- [Supplied information]:
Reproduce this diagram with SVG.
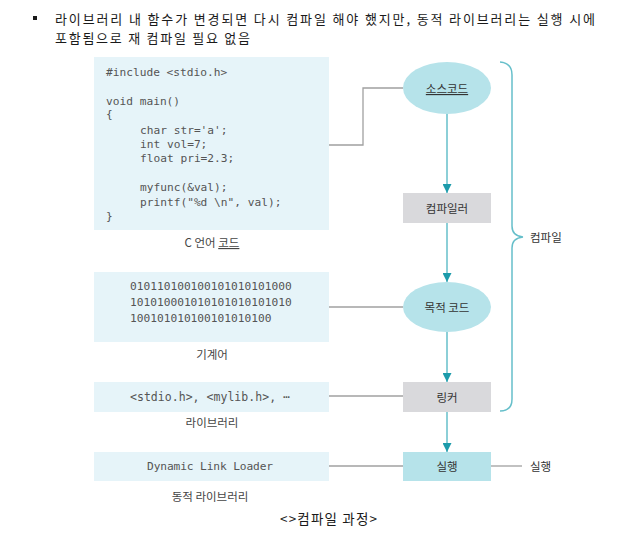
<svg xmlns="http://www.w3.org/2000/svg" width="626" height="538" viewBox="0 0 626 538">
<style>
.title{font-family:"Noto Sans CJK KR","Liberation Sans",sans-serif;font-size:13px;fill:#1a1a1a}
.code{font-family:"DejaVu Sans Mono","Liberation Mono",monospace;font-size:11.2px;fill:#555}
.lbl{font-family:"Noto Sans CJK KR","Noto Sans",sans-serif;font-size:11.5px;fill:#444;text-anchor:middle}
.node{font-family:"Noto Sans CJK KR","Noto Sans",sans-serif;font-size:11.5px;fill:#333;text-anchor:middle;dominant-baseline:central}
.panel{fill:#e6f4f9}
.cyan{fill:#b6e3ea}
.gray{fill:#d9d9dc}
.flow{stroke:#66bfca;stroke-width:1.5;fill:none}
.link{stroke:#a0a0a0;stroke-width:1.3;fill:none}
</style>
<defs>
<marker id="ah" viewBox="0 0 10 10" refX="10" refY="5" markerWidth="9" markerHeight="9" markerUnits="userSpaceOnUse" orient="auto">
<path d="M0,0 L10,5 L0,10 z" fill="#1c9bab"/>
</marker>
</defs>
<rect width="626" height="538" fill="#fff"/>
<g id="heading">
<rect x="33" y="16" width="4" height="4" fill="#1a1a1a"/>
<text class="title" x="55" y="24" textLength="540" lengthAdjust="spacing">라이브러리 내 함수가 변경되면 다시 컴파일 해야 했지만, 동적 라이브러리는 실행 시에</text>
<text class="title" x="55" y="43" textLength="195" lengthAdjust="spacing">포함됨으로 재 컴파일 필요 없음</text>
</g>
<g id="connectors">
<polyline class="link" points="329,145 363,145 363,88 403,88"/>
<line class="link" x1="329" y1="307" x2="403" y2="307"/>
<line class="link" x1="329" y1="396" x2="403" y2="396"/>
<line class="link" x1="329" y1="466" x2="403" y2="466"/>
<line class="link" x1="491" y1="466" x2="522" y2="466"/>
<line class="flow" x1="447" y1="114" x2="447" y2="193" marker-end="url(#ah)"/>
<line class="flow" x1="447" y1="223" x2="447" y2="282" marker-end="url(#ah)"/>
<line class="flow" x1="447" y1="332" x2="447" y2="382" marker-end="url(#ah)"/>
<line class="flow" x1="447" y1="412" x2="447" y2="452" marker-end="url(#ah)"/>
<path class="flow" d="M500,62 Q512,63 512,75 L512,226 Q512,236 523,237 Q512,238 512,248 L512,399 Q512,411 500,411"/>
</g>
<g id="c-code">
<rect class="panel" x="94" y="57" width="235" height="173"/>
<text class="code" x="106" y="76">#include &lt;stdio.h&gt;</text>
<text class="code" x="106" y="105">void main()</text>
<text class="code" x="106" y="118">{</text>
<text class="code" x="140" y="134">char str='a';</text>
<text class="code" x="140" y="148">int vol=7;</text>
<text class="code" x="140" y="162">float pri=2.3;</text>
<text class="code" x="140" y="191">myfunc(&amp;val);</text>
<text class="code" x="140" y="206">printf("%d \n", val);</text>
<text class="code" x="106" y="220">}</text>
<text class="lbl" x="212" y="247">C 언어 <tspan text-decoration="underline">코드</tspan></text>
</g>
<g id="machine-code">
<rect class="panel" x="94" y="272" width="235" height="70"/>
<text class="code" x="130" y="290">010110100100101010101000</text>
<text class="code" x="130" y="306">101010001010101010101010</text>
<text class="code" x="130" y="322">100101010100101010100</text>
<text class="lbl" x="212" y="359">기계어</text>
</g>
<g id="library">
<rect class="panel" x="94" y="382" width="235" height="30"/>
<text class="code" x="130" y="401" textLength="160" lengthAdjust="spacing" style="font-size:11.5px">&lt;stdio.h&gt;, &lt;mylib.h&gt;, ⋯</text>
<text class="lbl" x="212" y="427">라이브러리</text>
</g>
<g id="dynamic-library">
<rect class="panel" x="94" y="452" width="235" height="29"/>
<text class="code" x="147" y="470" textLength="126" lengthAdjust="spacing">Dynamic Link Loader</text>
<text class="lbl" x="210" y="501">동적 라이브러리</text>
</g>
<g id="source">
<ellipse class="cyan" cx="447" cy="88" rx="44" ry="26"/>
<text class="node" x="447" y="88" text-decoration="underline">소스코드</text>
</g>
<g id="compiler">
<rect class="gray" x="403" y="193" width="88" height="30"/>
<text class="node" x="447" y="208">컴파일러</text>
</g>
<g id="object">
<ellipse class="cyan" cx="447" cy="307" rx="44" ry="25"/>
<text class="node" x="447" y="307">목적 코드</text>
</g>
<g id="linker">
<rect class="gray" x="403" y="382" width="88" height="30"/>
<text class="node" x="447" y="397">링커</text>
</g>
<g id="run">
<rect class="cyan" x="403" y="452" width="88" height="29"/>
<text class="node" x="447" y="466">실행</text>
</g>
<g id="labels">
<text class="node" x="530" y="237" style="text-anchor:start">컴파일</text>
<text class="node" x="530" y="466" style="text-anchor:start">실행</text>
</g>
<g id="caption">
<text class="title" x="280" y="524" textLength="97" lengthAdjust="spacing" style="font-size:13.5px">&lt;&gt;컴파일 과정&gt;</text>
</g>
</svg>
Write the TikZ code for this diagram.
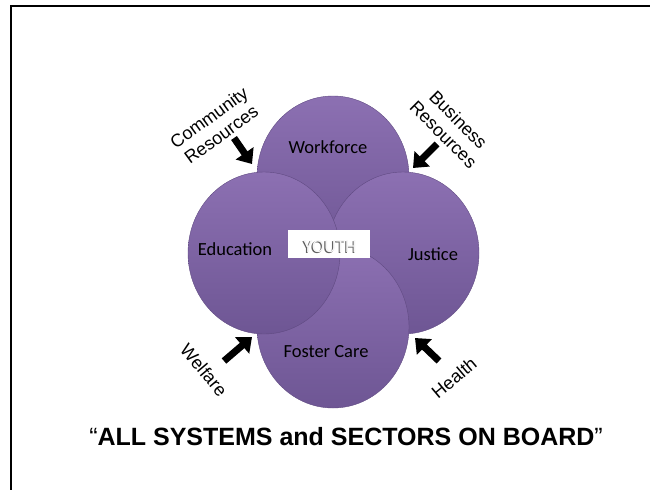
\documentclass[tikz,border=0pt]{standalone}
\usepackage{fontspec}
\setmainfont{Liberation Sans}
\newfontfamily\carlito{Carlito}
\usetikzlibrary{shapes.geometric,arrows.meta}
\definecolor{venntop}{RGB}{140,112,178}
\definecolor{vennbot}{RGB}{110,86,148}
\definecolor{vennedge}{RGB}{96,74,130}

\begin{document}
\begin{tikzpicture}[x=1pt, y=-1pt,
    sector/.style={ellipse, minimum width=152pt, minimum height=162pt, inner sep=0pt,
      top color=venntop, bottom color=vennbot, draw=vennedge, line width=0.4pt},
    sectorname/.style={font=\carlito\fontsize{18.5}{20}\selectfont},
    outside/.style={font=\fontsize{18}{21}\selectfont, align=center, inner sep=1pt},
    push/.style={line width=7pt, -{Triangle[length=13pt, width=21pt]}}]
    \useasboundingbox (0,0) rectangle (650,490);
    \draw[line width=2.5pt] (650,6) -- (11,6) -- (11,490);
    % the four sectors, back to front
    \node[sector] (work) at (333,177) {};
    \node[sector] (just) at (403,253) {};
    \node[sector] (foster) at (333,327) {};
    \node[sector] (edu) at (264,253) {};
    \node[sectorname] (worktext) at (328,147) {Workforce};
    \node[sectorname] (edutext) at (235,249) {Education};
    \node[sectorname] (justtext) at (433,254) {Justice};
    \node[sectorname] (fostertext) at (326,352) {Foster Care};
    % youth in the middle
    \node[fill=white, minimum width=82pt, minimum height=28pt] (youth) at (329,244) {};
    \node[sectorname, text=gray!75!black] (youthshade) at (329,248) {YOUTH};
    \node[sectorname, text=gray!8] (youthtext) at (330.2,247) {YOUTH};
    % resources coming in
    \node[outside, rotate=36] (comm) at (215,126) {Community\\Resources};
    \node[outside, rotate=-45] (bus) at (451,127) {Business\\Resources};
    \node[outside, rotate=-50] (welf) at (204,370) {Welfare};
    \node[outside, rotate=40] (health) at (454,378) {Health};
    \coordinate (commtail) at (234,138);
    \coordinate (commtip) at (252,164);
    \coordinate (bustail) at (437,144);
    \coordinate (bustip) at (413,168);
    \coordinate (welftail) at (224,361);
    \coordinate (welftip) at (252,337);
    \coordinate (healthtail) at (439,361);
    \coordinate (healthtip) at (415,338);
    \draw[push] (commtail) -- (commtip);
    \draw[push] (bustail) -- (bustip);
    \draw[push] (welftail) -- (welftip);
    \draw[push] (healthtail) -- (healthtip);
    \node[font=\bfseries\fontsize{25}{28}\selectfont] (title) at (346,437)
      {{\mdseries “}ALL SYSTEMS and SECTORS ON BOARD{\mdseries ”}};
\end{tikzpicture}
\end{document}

- [Directive]: Search the preceding listing for "this" and extract every line where it is found.

- [Expected answer]:
Reproduce this diagram with SVG.
Write the TikZ code for this diagram.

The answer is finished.